Releasing a steady stream of urine to attract a mate and then fighting off anyone who still dares to approach you doesn’t seem like a great idea for getting sex. But this bizarre strategy is all part of the mating ritual of the signal crayfish. A female’s urine, strange as it sounds, is a powerful aphrodisiac to a male.
Fiona Berry and Thomas Breithaupt studied these courtship chemicals by organising blind speed-dates between male and female crayfish, whose eyes had been covered with tape. They also injected a fluorescent dye into the animals’ bodies, which accumulated in their bladders. Every time they urinated, a plume of green dispersed through the water.
If the duo blocked the female’s nephropores (her urine-producing glands), the males never showed her any interest. If they met, they did so aggressively. But when the duo injected female urine into the water, things took a more lustful turn, and the males quickly seized the females in an amorous grip. Female urine is clearly a turn-on for males.
But the female doesn’t want just any male – she’s after the best, and she makes her suitors prove their mettle by besting her in a test of strength. As he draws near, she responds aggressively, even though it was her who attracted him in the first place. No quarter is given in these fights. The female only stops resisting if the male can flip her over so that he can deposit his sperm on her underside.
To our ears, the buzz of a mosquito is intensely irritating and a sign of itchiness to come, but to theirs, it’s a lover’s serenade. The high-pitched drone of a female is a siren’s song that attracts male mosquitoes. And a new study shows that when the two love-bugs meet, they perform a duet, matching each other’s buzzing frequency with careful precision.
The female Aedes aegypti mosquito (the carrier of both dengue and yellow fever) beats her wings with a fundamental frequency of about 400Hz, producing a pitch just slightly lower than concert A. Males on the other hand, have a fundamental frequency of around 600Hz, about one D above middle C.
Lauren Cator and colleagues from Cornell University discovered the sonic secrets of courting mosquitoes by tethering individuals to pins and moving the females past the males.
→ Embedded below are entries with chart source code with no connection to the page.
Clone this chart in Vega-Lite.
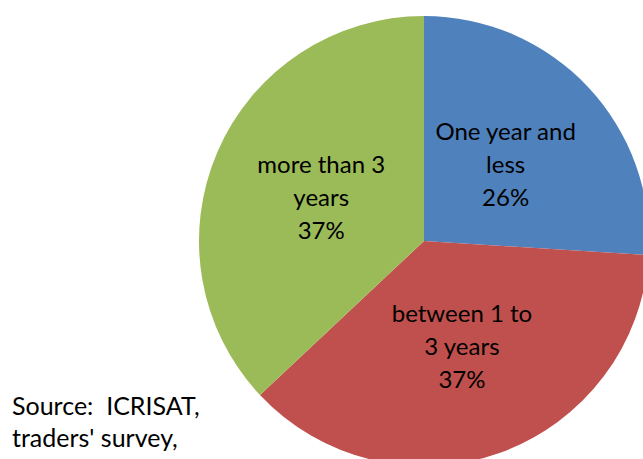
{
  "$schema": "https://vega.github.io/schema/vega-lite/v6.json",
  "width": 838,
  "height": 472,
  "padding": 5,
  "background": "white",
  "config": {"view": {"stroke": null}},
  "title": {
    "text": ["Source:\u00a0 ICRISAT,", "traders' survey,"],
    "orient": "bottom",
    "anchor": "start",
    "frame": "group",
    "offset": -82,
    "dx": 7,
    "font": "Lato",
    "fontSize": 25,
    "fontWeight": "normal",
    "lineHeight": 32,
    "color": "#000000"
  },
  "data": {
    "values": [
      {"category": "One year and less", "value": 26, "order": 1, "label": "One year and\nless\n26%"},
      {"category": "between 1 to 3 years", "value": 37, "order": 2, "label": "between 1 to\n3 years\n37%"},
      {"category": "more than 3 years", "value": 37, "order": 3, "label": "more than 3\nyears\n37%"}
    ]
  },
  "encoding": {
    "theta": {"field": "value", "type": "quantitative", "stack": true},
    "order": {"field": "order", "type": "quantitative"},
    "color": {
      "field": "category",
      "type": "nominal",
      "scale": {
        "domain": ["One year and less", "between 1 to 3 years", "more than 3 years"],
        "range": ["#4F81BD", "#C0504D", "#9BBB59"]
      },
      "legend": null
    }
  },
  "layer": [
    {"mark": {"type": "arc", "outerRadius": 225}},
    {
      "mark": {"type": "text", "radius": 112, "dy": -31, "font": "Lato", "fontSize": 24, "lineHeight": 33, "lineBreak": "\n", "align": "center", "baseline": "middle"},
      "encoding": {
        "text": {"field": "label", "type": "nominal"},
        "color": {"value": "#000000"}
      }
    }
  ]
}
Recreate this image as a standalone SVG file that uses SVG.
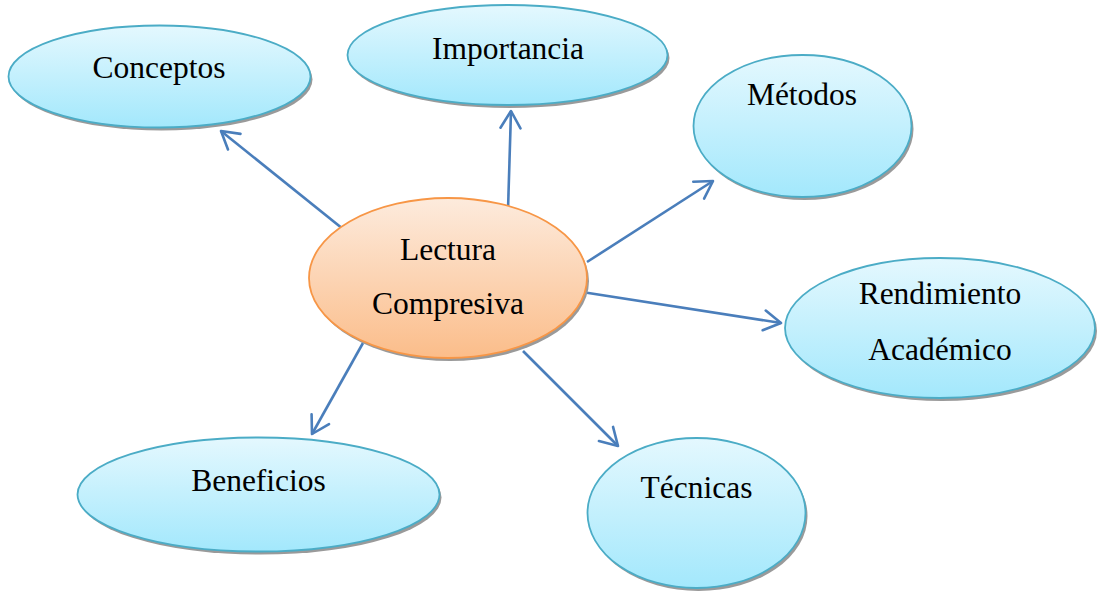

On two-thirds of these fly-bys, the amorous mosquitoes harmonised. Neither took the lead – instead, both buzzers shifted their flight tones so that the male’s second harmonic (the second multiple of his fundamental frequency) and the female’s third had a mutual frequency of about 1,200 Hz. They synchronised in this way for about 10 seconds.
You might not be that impressed to receive a clump of grass or branches on a first date, but a boto dolphin might think differently. A new study suggests that these Amazonian dolphins wave bits of flotsam to attract mates.
The boto is a freshwater river dolphin that swims through the currents of the Amazon and the Orinoco. They are elusive creatures that are difficult to study, so very little is known about their social lives.
Tony Martin from the University of St Andrews spent three years in the Amazonian Mamiraua reserve studying the behaviour of botos. During this time, he spotted over 200 groups of dolphins playing with objects, a behaviour that other scientists have noted throughout the animals’ range and was recently filmed in the “Fresh Water” episode of Planet Earth.
The botos pick up branches, sticks, vegetations and lumps of clay in their mouths, often thrashing them against the water surface or throwing them with jerks of the head. None of the objects are edible and the carriers often swim in a ritualised way, spinning slowly with their head above the water.